I moved to California in the fall of 2010 to attend UC Berkeley. By spring, I had found CSSC.
It’s actually a funny story.In the spring of 2011, Energy Action Coalition held its third ever Power Shift conference in Washington DC. I had gone to Power Shift in 2009 when I was in high school since I grew up in the area. But out in California, I decided I couldn’t justify the carbon footprint of a cross-country flight to go to an environmental event (since then my views on purposeful airplane travel have fluctuated). I didn’t go, and all through the weekend of the conference, I was so bummed out that I wasn’t there, as I tuned in to the exciting updates on social media. But that very weekend, I received an email from the Berkeley Sustainability Team list serve. It advertised something called a “convergence” hosted by the California Student Sustainability Coalition, happening in about a month at UC Davis. A chance to meet activists, get inspired, see a different part of the state, learn? Knowing close to nothing, I registered that night.
As the event neared, I began to wonder how to get to Davis. I had never been before and I only kind of knew where it was. Not long after I began wondering, I received an email from a woman named Tia. “Do you need a ride to the Convergence?” she asked. Yes! My first CSSC carpool. Convergence weekend came around, and I took the BART to El Cerrito to meet Tia. Another Berkeley student, Chris, met me there. We got in the car with Tia, Kayla, and Dominic to drive to Davis.
That weekend was a whirlwind. I heard amazing keynote speakers (Tim DeChristopher, for one) and attended thoughtful workshops. I had never heard of permaculture or aquaponics before! There was an epic Saturday night bonfire and jam sessions sprouted up through the cracks of the agenda all weekend. I met people from all corners of California, corners that my east-coast self had never heard of. Faraway places like “Butte” and “San Luis Obispo.” The people I met were different, special. They dreamed big, acted real, and were so open to new ideas and people that every conversation opened up a new world. I had participated in sustainability events before, but none that felt like this, none that were so community-oriented. I left feeling dazed, overwhelmed, and determined to find my way to the center of this clearly wondrous organization.
It took me a little while, but I found my way in. I am proud to say I served as the Online Content Manager on the Operating Team for over two years, but my connection to CSSC runs so much deeper than that. It’s my family.
Managing the website and blog may have kept me behind the scenes, but looking back, my position gave me an unforgettable opportunity to connect people from all over the state of California and beyond. I stepped into the shoes of storyteller, and the stories I witnessed and broadcasted constantly kept me inspired and grounded in what truly is the grassroots movement. From “big” things like Power Shift and UC-wide divestment, to smaller things like grilled-cheese funkraisers and water-saving technologies, I found myself in tune and in touch with a spider web of greatness and power.
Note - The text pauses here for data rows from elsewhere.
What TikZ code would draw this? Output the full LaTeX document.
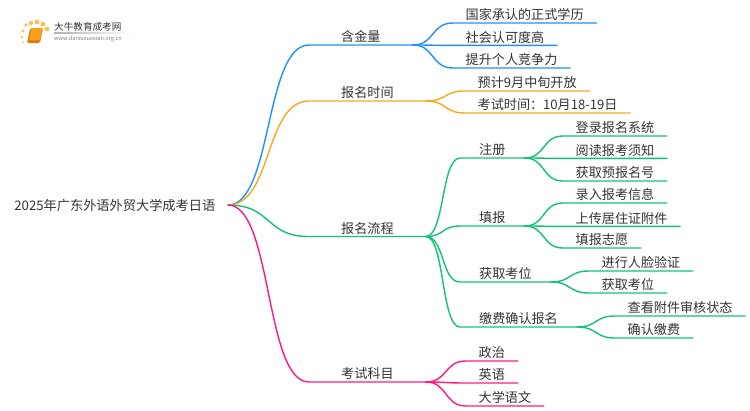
\documentclass[tikz,border=0pt]{standalone}
\usepackage{fontspec}
\setmainfont{Noto Sans CJK SC}
\usepackage{xcolor}
\usetikzlibrary{calc}
\definecolor{inkgrey}{HTML}{333333}
\definecolor{goldblue}{HTML}{1E90FF}
\definecolor{timeorange}{HTML}{F9A81E}
\definecolor{flowgreen}{HTML}{14C275}
\definecolor{examrose}{HTML}{FF1A80}
\definecolor{bookorange}{HTML}{F7A01A}
\definecolor{bookedge}{HTML}{E07C0A}
\definecolor{dotyellow}{HTML}{FBC04E}
\tikzset{
  topic/.style={anchor=south west,inner ysep=0pt,text height=11pt,text depth=3pt,
    font=\fontsize{13.1}{13.1}\selectfont,text=inkgrey},
  major/.style={topic,inner xsep=32pt},
  minor/.style={topic,inner xsep=19pt},
  leaf/.style={topic,inner xsep=12.5pt},
  link/.style={to path={let \p1=(\tikztostart),\p2=(\tikztotarget),
    \n1={\x1+0.55*(\x2-\x1)},\n2={\x2-0.55*(\x2-\x1)} in
    .. controls (\n1,\y1) and (\n2,\y2) .. (\p2)}},
  branch/.style={line width=1.4pt,line cap=round}
}

\begin{document}
\begin{tikzpicture}[x=1pt,y=-1pt]
\useasboundingbox (0,0) rectangle (750,410);

\foreach \dotx/\doty/\dotr in {23/42/1,22/37/1.3,23/31/1.6,26/25/1.9,31/23/2.2,37/22/2.4,43/24/2.4,47/29/2.4}
  \fill[dotyellow] (\dotx,\doty) circle (\dotr);
\fill[bookedge,rounded corners=1.5pt] (30,29) -- (32,28) -- (43,28) -- (40,43) -- (27,43) -- cycle;
\fill[bookorange,rounded corners=1pt] (32,28) -- (43,28) -- (40,40) -- (29,40) -- cycle;
\node[anchor=west,inner sep=0pt,font=\fontsize{9.6}{9.6}\selectfont,text=inkgrey] (LogoName) at (54,27) {大牛教育成考网};
\node[anchor=west,inner sep=0pt,font=\fontsize{5.6}{5.6}\selectfont,text=gray] (LogoUrl) at (54,38.5) {www.daniuxuexiao.org.cn};
\fill[left color=gray!60,right color=white] (54,32.8) rectangle (133,33.4);

\node[anchor=east,inner xsep=12.5pt,inner ysep=0pt,font=\fontsize{13.2}{13.2}\selectfont,text=inkgrey] (Root) at (228,205) {2025年广东外语外贸大学成考日语};

\node[major] (Gold) at (309,45) {含金量};
\node[leaf] (GoldA) at (453,23) {国家承认的正式学历};
\node[leaf] (GoldB) at (453,45.4) {社会认可度高};
\node[leaf] (GoldC) at (453,68) {提升个人竞争力};

\node[major] (Time) at (309,101) {报名时间};
\node[leaf] (TimeA) at (465,91) {预计9月中旬开放};
\node[leaf] (TimeB) at (465,113) {考试时间：10月18-19日};

\node[major] (Flow) at (309,236.5) {报名流程};
\node[minor] (Reg) at (460,158) {注册};
\node[leaf] (RegA) at (563,136) {登录报名系统};
\node[leaf] (RegB) at (563,158.4) {阅读报考须知};
\node[leaf] (RegC) at (563,181) {获取预报名号};
\node[minor] (Fill) at (460,226) {填报};
\node[leaf] (FillA) at (563,203) {录入报考信息};
\node[leaf] (FillB) at (563,226.4) {上传居住证附件};
\node[leaf] (FillC) at (563,248) {填报志愿};
\node[minor] (Seat) at (460,282) {获取考位};
\node[leaf] (SeatA) at (589,271) {进行人脸验证};
\node[leaf] (SeatB) at (589,293) {获取考位};
\node[minor] (Pay) at (460,327) {缴费确认报名};
\node[leaf] (PayA) at (615,316) {查看附件审核状态};
\node[leaf] (PayB) at (615,338) {确认缴费};

\node[major] (Exam) at (309,382) {考试科目};
\node[leaf] (ExamA) at (466,361) {政治};
\node[leaf] (ExamB) at (466,383) {英语};
\node[leaf] (ExamC) at (466,406) {大学语文};

\draw[branch,goldblue] (Root.east) to[link] (Gold.south west) -- (Gold.south east);
\draw[branch,goldblue] (Gold.south east) to[link] (GoldA.south west) -- (GoldA.south east);
\draw[branch,goldblue] (Gold.south east) to[link] (GoldB.south west) -- (GoldB.south east);
\draw[branch,goldblue] (Gold.south east) to[link] (GoldC.south west) -- (GoldC.south east);

\draw[branch,timeorange] (Root.east) to[link] (Time.south west) -- (Time.south east);
\draw[branch,timeorange] (Time.south east) to[link] (TimeA.south west) -- (TimeA.south east);
\draw[branch,timeorange] (Time.south east) to[link] (TimeB.south west) -- (TimeB.south east);

\draw[branch,flowgreen] (Root.east) to[link] (Flow.south west) -- (Flow.south east);
\draw[branch,flowgreen] (Flow.south east) to[link] (Reg.south west) -- (Reg.south east);
\draw[branch,flowgreen] (Flow.south east) to[link] (Fill.south west) -- (Fill.south east);
\draw[branch,flowgreen] (Flow.south east) to[link] (Seat.south west) -- (Seat.south east);
\draw[branch,flowgreen] (Flow.south east) to[link] (Pay.south west) -- (Pay.south east);
\draw[branch,flowgreen] (Reg.south east) to[link] (RegA.south west) -- (RegA.south east);
\draw[branch,flowgreen] (Reg.south east) to[link] (RegB.south west) -- (RegB.south east);
\draw[branch,flowgreen] (Reg.south east) to[link] (RegC.south west) -- (RegC.south east);
\draw[branch,flowgreen] (Fill.south east) to[link] (FillA.south west) -- (FillA.south east);
\draw[branch,flowgreen] (Fill.south east) to[link] (FillB.south west) -- (FillB.south east);
\draw[branch,flowgreen] (Fill.south east) to[link] (FillC.south west) -- (FillC.south east);
\draw[branch,flowgreen] (Seat.south east) to[link] (SeatA.south west) -- (SeatA.south east);
\draw[branch,flowgreen] (Seat.south east) to[link] (SeatB.south west) -- (SeatB.south east);
\draw[branch,flowgreen] (Pay.south east) to[link] (PayA.south west) -- (PayA.south east);
\draw[branch,flowgreen] (Pay.south east) to[link] (PayB.south west) -- (PayB.south east);

\draw[branch,examrose] (Root.east) to[link] (Exam.south west) -- (Exam.south east);
\draw[branch,examrose] (Exam.south east) to[link] (ExamA.south west) -- (ExamA.south east);
\draw[branch,examrose] (Exam.south east) to[link] (ExamB.south west) -- (ExamB.south east);
\draw[branch,examrose] (Exam.south east) to[link] (ExamC.south west) -- (ExamC.south east);
\end{tikzpicture}
\end{document}
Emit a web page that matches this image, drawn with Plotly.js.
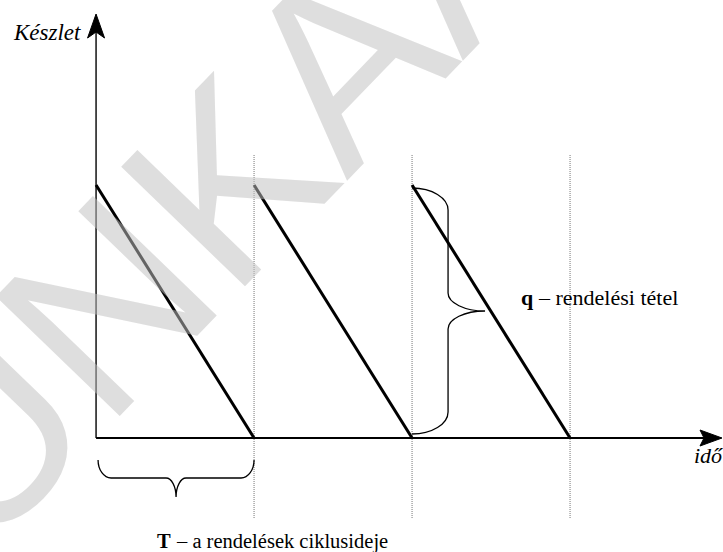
<!DOCTYPE html>
<html>
<head>
<meta charset="utf-8">
<script src="https://cdn.plot.ly/plotly-3.0.1.min.js"></script>
<style>html,body{margin:0;padding:0;background:#fff;}#chart{width:723px;height:552px;}</style>
</head>
<body>
<div id="chart"></div>
<script>
// ---- data (units: T = one order cycle, q = one order quantity) ----
const cycleStart = [0, 1, 2];
const cycleEnd   = [1, 2, 3];
const stockTop   = [1, 1, 1];
const stockEnd   = [0, 0, 0];
const orderTimes = [1, 2, 3];
const labelY = 'Készlet';
const labelX = 'idő';
const symQ = 'q', labelQ = '– rendelési tétel';
const symT = 'T', labelT = '– a rendelések ciklusideje';
const watermark = 'MUNKAANYAG';

// ---- view ----
const W = 723, H = 552;
const xRange = [-0.608, 3.968];
const yRange = [-0.4506, 1.7312];
const px = W / (xRange[1] - xRange[0]);
const py = H / (yRange[1] - yRange[0]);
const dx = p => p / px;
const dy = p => p / py;

const sx = [], sy = [];
for (let i = 0; i < cycleStart.length; i++) {
  sx.push(cycleStart[i], cycleEnd[i], null);
  sy.push(stockTop[i], stockEnd[i], null);
}

const traces = [{
  x: sx, y: sy, mode: 'lines', type: 'scatter',
  line: {color: '#000', width: 3}, hoverinfo: 'skip', connectgaps: false
}];

function pt(x, y) { return x + ',' + y; }
function qHV(P, Q) {
  return 'C' + pt(P[0] + 0.55 * (Q[0] - P[0]), P[1]) + ' ' + pt(Q[0], Q[1] + 0.55 * (P[1] - Q[1])) + ' ' + pt(Q[0], Q[1]);
}
function qVH(P, Q) {
  return 'C' + pt(P[0], P[1] + 0.55 * (Q[1] - P[1])) + ' ' + pt(Q[0] + 0.55 * (P[0] - Q[0]), Q[1]) + ' ' + pt(Q[0], Q[1]);
}
function hBrace(x0, x1, yTop) {
  const yB = yTop - dy(18), yC = yTop - dy(37);
  const r = dx(13), r2 = dx(10);
  const xm = (x0 + x1) / 2;
  let p = 'M' + pt(x0, yTop);
  p += qVH([x0, yTop], [x0 + r, yB]);
  p += 'L' + pt(xm - r2, yB);
  p += qHV([xm - r2, yB], [xm, yC]);
  p += qVH([xm, yC], [xm + r2, yB]);
  p += 'L' + pt(x1 - r, yB);
  p += qHV([x1 - r, yB], [x1, yTop]);
  return p;
}
function vBrace(x0, y0, y1) {
  const xS = x0 + dx(36), xT = x0 + dx(73);
  const ym = (y0 + y1) / 2;
  const rv = dy(22), rt = dy(18);
  let p = 'M' + pt(x0, y1);
  p += qHV([x0, y1], [xS, y1 - rv]);
  p += 'L' + pt(xS, ym + rt);
  p += qVH([xS, ym + rt], [xT, ym]);
  p += qHV([xT, ym], [xS, ym - rt]);
  p += 'L' + pt(xS, y0 + rv);
  p += qVH([xS, y0 + rv], [x0, y0]);
  return p;
}

const xEnd = xRange[1] - dx(1);
const yEnd = yRange[1] - dy(14);

const shapes = [];
orderTimes.forEach(t => shapes.push({
  type: 'line', xref: 'x', yref: 'y', x0: t, x1: t,
  y0: stockEnd[0] - dy(80), y1: stockTop[0] + dy(30),
  line: {color: '#777', width: 1, dash: '1px,1px'}, layer: 'below'
}));
shapes.push({type: 'line', xref: 'x', yref: 'y', x0: cycleStart[0], x1: xEnd - dx(8), y0: 0, y1: 0, line: {color: '#000', width: 2}});
shapes.push({type: 'line', xref: 'x', yref: 'y', x0: cycleStart[0], x1: cycleStart[0], y0: 0, y1: yEnd - dy(8), line: {color: '#000', width: 1.4}});
shapes.push({type: 'path', xref: 'x', yref: 'y', xsizemode: 'pixel', ysizemode: 'pixel',
  xanchor: xEnd, yanchor: 0, path: 'M0,0 L-22,8 L-18,0 L-22,-8 Z',
  fillcolor: '#000', line: {color: '#000', width: 1}});
shapes.push({type: 'path', xref: 'x', yref: 'y', xsizemode: 'pixel', ysizemode: 'pixel',
  xanchor: cycleStart[0], yanchor: yEnd, path: 'M0,0 L-8.5,-24 L0,-18 L8.5,-24 Z',
  fillcolor: '#000', line: {color: '#000', width: 1}});
shapes.push({type: 'path', xref: 'x', yref: 'y', path: hBrace(cycleStart[0] + dx(2), cycleEnd[0], stockEnd[0] - dy(22)),
  line: {color: '#000', width: 1.3}});
shapes.push({type: 'path', xref: 'x', yref: 'y', path: vBrace(cycleStart[2], stockEnd[2] + dy(4), stockTop[2] - dy(3)),
  line: {color: '#000', width: 1.3}});

const SERIF = 'Liberation Serif';
const qX = cycleStart[2] + dx(107), qY = (stockTop[2] + stockEnd[2]) / 2 + dy(14);
const tX = cycleStart[0] + dx(59), tY = yRange[0] + dy(11);
function txt(text, x, y, anchor, size, style, weight) {
  return {text: text, x: x, y: y, xref: 'x', yref: 'y', showarrow: false,
    xanchor: anchor, yanchor: 'middle',
    font: {family: SERIF, size: size, color: '#000', style: style || 'normal', weight: weight || 'normal'}};
}
const annotations = [
  {text: watermark, x: cycleStart[0] + dx(288), y: stockEnd[0] + dy(421), xref: 'x', yref: 'y', showarrow: false,
   textangle: -46, xanchor: 'center', yanchor: 'middle',
   font: {family: 'Liberation Sans', size: 250, color: 'rgba(192,192,192,0.52)'}},
  txt(labelY, cycleStart[0] - dx(13), yRange[1] - dy(32), 'right', 23, 'italic'),
  txt(labelX, xRange[1] - dx(31), -dy(17), 'left', 22, 'italic'),
  txt(symQ, qX, qY, 'left', 22, 'normal', 'bold'),
  txt(labelQ, qX + dx(17), qY, 'left', 22),
  txt(symT, tX, tY, 'left', 20.5, 'normal', 'bold'),
  txt(labelT, tX + dx(19), tY, 'left', 20.5)
];

const layout = {
  width: W, height: H,
  margin: {l: 0, r: 0, t: 0, b: 0, pad: 0},
  font: {family: SERIF, color: '#000'},
  paper_bgcolor: '#fff', plot_bgcolor: '#fff',
  showlegend: false,
  xaxis: {range: xRange, visible: false, fixedrange: true},
  yaxis: {range: yRange, visible: false, fixedrange: true},
  shapes: shapes,
  annotations: annotations
};
Plotly.newPlot('chart', traces, layout, {displayModeBar: false, staticPlot: true});
</script>
</body>
</html>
When I started, I didn’t know anything about WordPress or websites. As writer Annie Dillard put it, “You’ve got to jump off cliffs all the time and build your wings on the way down.” And that’s something very special about being part of a grassroots and student-run organization: anyone with passion and interest is given great power and stake. The only thing that limits what one student can do in CSSC is their own prerogative. No one tells you no.
By being a part of CSSC, I feel that I feel lucky to have grown into a progressive belief-system and culture. Not all organizations are keen to discuss and incorporate the intersections of social and ecological justice, how institutions like classism, racism, and feminism fold themselves into environmental issues. It is a privilege to spend time with organizers who are deeply committed to justice of all kinds, who earnestly hunger for solutions that are deep, honest, and beneficial to all people. The people I’ve met in CSSC are on the cutting edge of the sustainability movement, and I think they’re on to something.
Four years later, I feel Californian. Thanks to CSSC I have traveled all across the state: to Davis, Chico, Humboldt, Santa Barbara, Fremont Peak, the San Jacinto Mountains, Sacramento, and more. As Development Director Zen Trenholm likes to put it, “CSSC is the best couch-surfing network in California.” I feel incredibly lucky, because I don’t just know the places I’ve traveled to in California for their landscapes and cities, but for their best and brightest student sustainability activists. I know Los Angeles for its DIY dumpster divers, I know Butte for its epic jam sessions and radical thinkers, I know Humboldt for its farmers and alternative techies, I know Shasta for its urban lettuce growers. The California that I know and love is the best of the best, thanks to CSSC. In creating an intentional community, this network organization is the change it wishes to see in the world.
For giving me power, wings, and so many incredible friends and partners-in-crime, I am forever grateful to the California Student Sustainability Coalition. I’m passing along the website and the blog, now, to some fantastic new folks. But don’t worry: once a sustainabilibuddy, always a sustainabilibuddy!